By Dennis Stearns
Feb. 23, 2012
What are the most successful private companies doing to plan for 2012? As part of Stearns Financial’s ongoing research and work with private business clients, we recently completed a report, Small Bets and Super Trends, which details how many top entrepreneurs are finding ways to grow despite the uneven economic recovery. The report includes ideas from hundreds of Inc. 500 CEOs who have maintained above-average growth and profitability despite the tough economic conditions.
The CEOs cited six areas of focus that they considered key to their company’s success. The first five were the typical answers (maintain good expense controls, keep and train the best people, look for ways to maintain and expand sales to existing customers) but the sixth was something different. Many of the CEOs said they are “making small bets in new areas to find new customers and markets.”

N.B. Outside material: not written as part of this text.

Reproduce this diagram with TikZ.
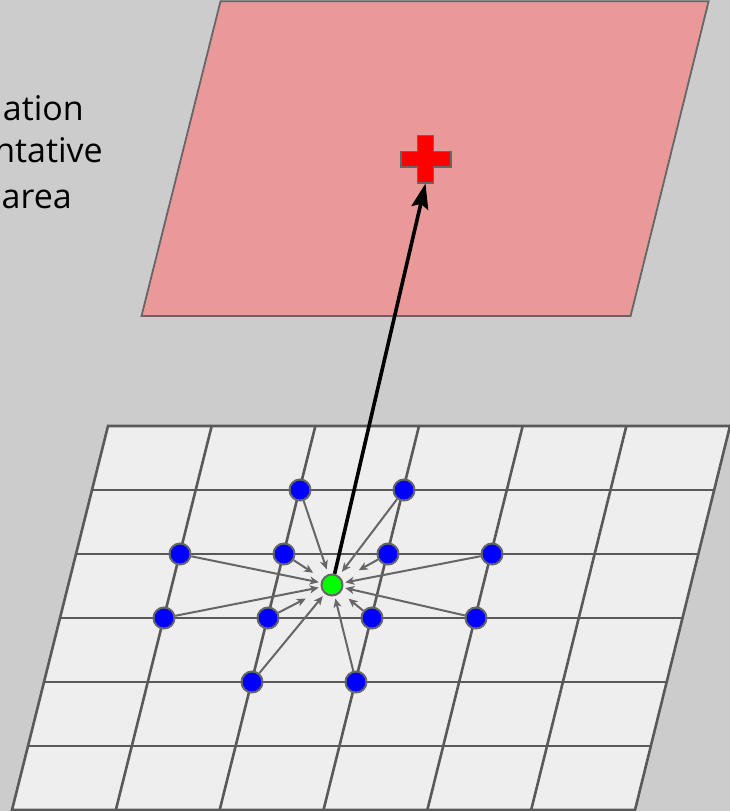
\documentclass[tikz,border=0pt]{standalone}
\usepackage{fontspec}
\setmainfont{Open Sans}
\usetikzlibrary{arrows.meta}
\definecolor{bgc}{HTML}{CCCCCC}
\definecolor{pinkc}{HTML}{EA9999}
\definecolor{gridc}{HTML}{EEEEEE}
\definecolor{linec}{HTML}{595959}
\definecolor{edgec}{HTML}{666666}
\tikzset{
  plane/.style={draw=edgec, line width=1.8pt, line join=miter},
  gridline/.style={draw=linec, line width=2.6pt},
  bluenode/.style={circle, minimum size=21pt, inner sep=0pt, fill=blue, draw=edgec, line width=2pt},
  greennode/.style={circle, minimum size=21pt, inner sep=0pt, fill=green, draw=edgec, line width=2pt},
  conn/.style={draw=edgec, line width=2pt, -{Stealth[length=9pt,width=8pt,inset=2.5pt]}},
  bigarrow/.style={draw=black, line width=3.6pt, -{Stealth[length=25pt,width=17pt,inset=4pt]}},
  lbl/.style={font=\fontsize{34}{40}\selectfont, text=black, inner sep=0pt, anchor=base east}
}
\begin{document}
\begin{tikzpicture}[x=1pt,y=-1pt]
\useasboundingbox (0,0) rectangle (730,811);
\fill[bgc] (0,0) rectangle (730,811);

% labels
\node[lbl] (t1) at (84,120.7) {ation};
\node[lbl] (t2) at (103,162.5) {ntative};
\node[lbl] (t3) at (72,208) {area};

% pink plane
\draw[plane, fill=pinkc] (220.5,1.3) -- (708.6,1.3) -- (630.6,316) -- (141.5,316) -- cycle;

% red cross
\draw[fill=red, draw=edgec, line width=1.8pt]
  (417.5,135.5) -- (433.5,135.5) -- (433.5,151.5) -- (450.7,151.5) -- (450.7,166.7)
  -- (433.5,166.7) -- (433.5,182.7) -- (417.5,182.7) -- (417.5,166.7) -- (400.7,166.7)
  -- (400.7,151.5) -- (417.5,151.5) -- cycle;
\coordinate (crossbot) at (425.5,183.5);

% grid plane
\fill[gridc] (108,426) -- (730,426) -- (635,810) -- (12,810) -- cycle;
\foreach \i in {1,...,5} {
  \draw[gridline] ({108-16*\i},{426+64*\i}) -- ({730-15.833*\i},{426+64*\i});
}
\foreach \j in {1,...,5} {
  \draw[gridline] ({108+103.67*\j},426) -- ({12+103.83*\j},810);
}
\draw[gridline, line join=miter] (108,426) -- (730,426) -- (635,810) -- (12,810) -- cycle;

% nodes
\node[bluenode] (a) at (300,490) {};
\node[bluenode] (b) at (404,490) {};
\node[bluenode] (c) at (180,554) {};
\node[bluenode] (d) at (284,554) {};
\node[bluenode] (e) at (388,554) {};
\node[bluenode] (f) at (492,554) {};
\node[bluenode] (g) at (164,618) {};
\node[bluenode] (h) at (268,618) {};
\node[bluenode] (i) at (372,618) {};
\node[bluenode] (j) at (476,618) {};
\node[bluenode] (k) at (252,682) {};
\node[bluenode] (l) at (356,682) {};
\node[greennode] (m) at (332,585) {};

% connectors
\draw[conn, shorten >=5pt] (a) -- (m);
\draw[conn, shorten >=5pt] (b) -- (m);
\draw[conn, shorten >=2pt] (c) -- (m);
\draw[conn, shorten >=11pt] (d) -- (m);
\draw[conn, shorten >=19pt] (e) -- (m);
\draw[conn, shorten >=2pt] (f) -- (m);
\draw[conn, shorten >=2pt] (g) -- (m);
\draw[conn, shorten >=18pt] (h) -- (m);
\draw[conn, shorten >=10pt] (i) -- (m);
\draw[conn, shorten >=2pt] (j) -- (m);
\draw[conn, shorten >=3pt] (k) -- (m);
\draw[conn, shorten >=2.5pt] (l) -- (m);

% main arrow
\draw[bigarrow] (m) -- (crossbot);
\end{tikzpicture}
\end{document}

Entrepreneurs who have mastered the small bet approach understand intentional congruence. This is the classic business concept that anything you do beyond your “core” business should have a high level of congruence or synergy with what you already do well. This often includes experimenting with new products or services or acquiring small “bolt-on” companies that utilize key strengths of the existing company, benefit from similar customers (providing cross-selling opportunities), have a low risk of polluting the core if the “small bet” fails and ideally add areas of strength the core company can use to enhance its existing sales efforts.
Most successful businesses don’t invent anything new out of “whole cloth.” They find ways to take existing products or services and make them better or more useful to someone who has the means and interest to buy them. They experiment with small bets, rather than bet the farm on one big idea and hope it will turn out as planned.